**The task**. Return the material word for word. Do not include the pictures.

**Given information**.
★ ★ ★

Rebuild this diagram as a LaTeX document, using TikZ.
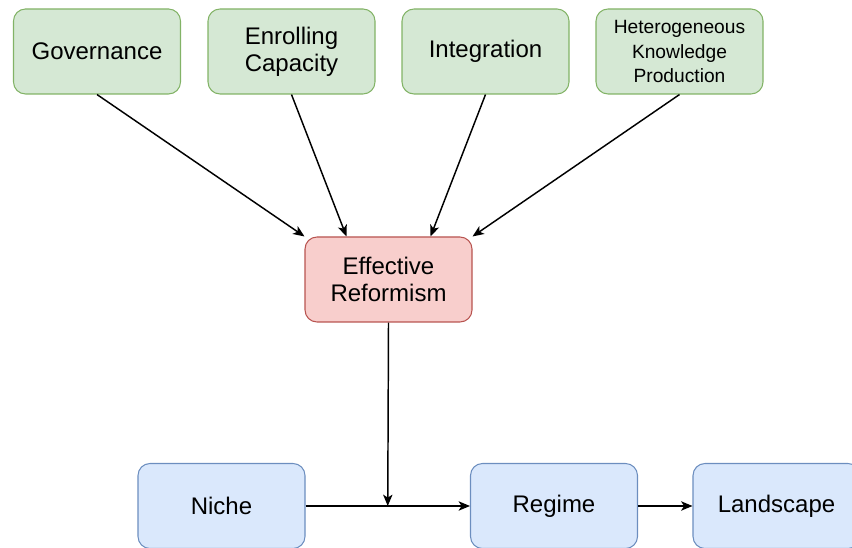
\documentclass[tikz,border=0pt]{standalone}
\usepackage{fontspec}
\setmainfont{Liberation Sans}
\usetikzlibrary{calc,arrows.meta}
\definecolor{factorfill}{HTML}{D5E8D4}
\definecolor{factorline}{HTML}{82B366}
\definecolor{reformfill}{HTML}{F8CECC}
\definecolor{reformline}{HTML}{B85450}
\definecolor{levelfill}{HTML}{DAE8FC}
\definecolor{levelline}{HTML}{6C8EBF}
\tikzset{box/.style={rounded corners=9pt,line width=0.8pt,minimum width=125.25pt,minimum height=63.75pt,
    align=center,inner sep=0.75pt,font=\fontsize{18}{20.5}\selectfont},
    factor/.style={box,draw=factorline,fill=factorfill},
    reform/.style={box,draw=reformline,fill=reformfill},
    level/.style={box,draw=levelline,fill=levelfill},
    link/.style={line width=1.1pt,-{Stealth[length=8.5pt,width=7pt,inset=2.2pt]}}}

\begin{document}
\begin{tikzpicture}[x=0.75pt,y=0.75pt,yscale=-1,xscale=1]
\path[use as bounding box] (0,0) rectangle (852,548);

%Shape: Rounded Rect [factors]
\node [factor] (gov) at (97,51.5) {Governance};
\node [factor] (enrol) at (291.5,51.5) {Enrolling\\Capacity};
\node [factor] (integ) at (485.5,51.5) {Integration};
\node [factor,font=\fontsize{14.4}{18.4}\selectfont] (hetero) at (679.5,51.5) {Heterogeneous\\Knowledge\\Production};
%Shape: Rounded Rect [reformism]
\node [reform] (reform) at (388.5,279.5) {Effective\\Reformism};
%Shape: Rounded Rect [levels]
\node [level] (niche) at (221.5,506) {Niche};
\node [level] (regime) at (554,506) {Regime};
\node [level] (land) at (776.5,506) {Landscape};

%Straight Lines [factors to reformism]
\draw [link] (gov.south) -- (reform.north west);
\draw [link] (enrol.south) -- ($(reform.north west)!.25!(reform.north east)$);
\draw [link] (integ.south) -- ($(reform.north west)!.75!(reform.north east)$);
\draw [link] (hetero.south) -- (reform.north east);
%Straight Lines [levels]
\coordinate (join) at ($(niche.east)!.5!(regime.west)$);
\draw [link] (niche.east) -- (regime.west);
\draw [link] (regime.east) -- (land.west);
\draw [link] (reform.south) -- (join);

\end{tikzpicture}
\end{document}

★ ★ ★

**Answer to this exercise**.
Rebuild this diagram as a LaTeX document, using TikZ.
\documentclass[tikz,border=0pt]{standalone}
\usepackage{fontspec}
\setmainfont{Liberation Sans}
\usetikzlibrary{calc,arrows.meta}
\definecolor{factorfill}{HTML}{D5E8D4}
\definecolor{factorline}{HTML}{82B366}
\definecolor{reformfill}{HTML}{F8CECC}
\definecolor{reformline}{HTML}{B85450}
\definecolor{levelfill}{HTML}{DAE8FC}
\definecolor{levelline}{HTML}{6C8EBF}
\tikzset{box/.style={rounded corners=9pt,line width=0.8pt,minimum width=125.25pt,minimum height=63.75pt,
    align=center,inner sep=0.75pt,font=\fontsize{18}{20.5}\selectfont},
    factor/.style={box,draw=factorline,fill=factorfill},
    reform/.style={box,draw=reformline,fill=reformfill},
    level/.style={box,draw=levelline,fill=levelfill},
    link/.style={line width=1.1pt,-{Stealth[length=8.5pt,width=7pt,inset=2.2pt]}}}

\begin{document}
\begin{tikzpicture}[x=0.75pt,y=0.75pt,yscale=-1,xscale=1]
\path[use as bounding box] (0,0) rectangle (852,548);

%Shape: Rounded Rect [factors]
\node [factor] (gov) at (97,51.5) {Governance};
\node [factor] (enrol) at (291.5,51.5) {Enrolling\\Capacity};
\node [factor] (integ) at (485.5,51.5) {Integration};
\node [factor,font=\fontsize{14.4}{18.4}\selectfont] (hetero) at (679.5,51.5) {Heterogeneous\\Knowledge\\Production};
%Shape: Rounded Rect [reformism]
\node [reform] (reform) at (388.5,279.5) {Effective\\Reformism};
%Shape: Rounded Rect [levels]
\node [level] (niche) at (221.5,506) {Niche};
\node [level] (regime) at (554,506) {Regime};
\node [level] (land) at (776.5,506) {Landscape};

%Straight Lines [factors to reformism]
\draw [link] (gov.south) -- (reform.north west);
\draw [link] (enrol.south) -- ($(reform.north west)!.25!(reform.north east)$);
\draw [link] (integ.south) -- ($(reform.north west)!.75!(reform.north east)$);
\draw [link] (hetero.south) -- (reform.north east);
%Straight Lines [levels]
\coordinate (join) at ($(niche.east)!.5!(regime.west)$);
\draw [link] (niche.east) -- (regime.west);
\draw [link] (regime.east) -- (land.west);
\draw [link] (reform.south) -- (join);

\end{tikzpicture}
\end{document}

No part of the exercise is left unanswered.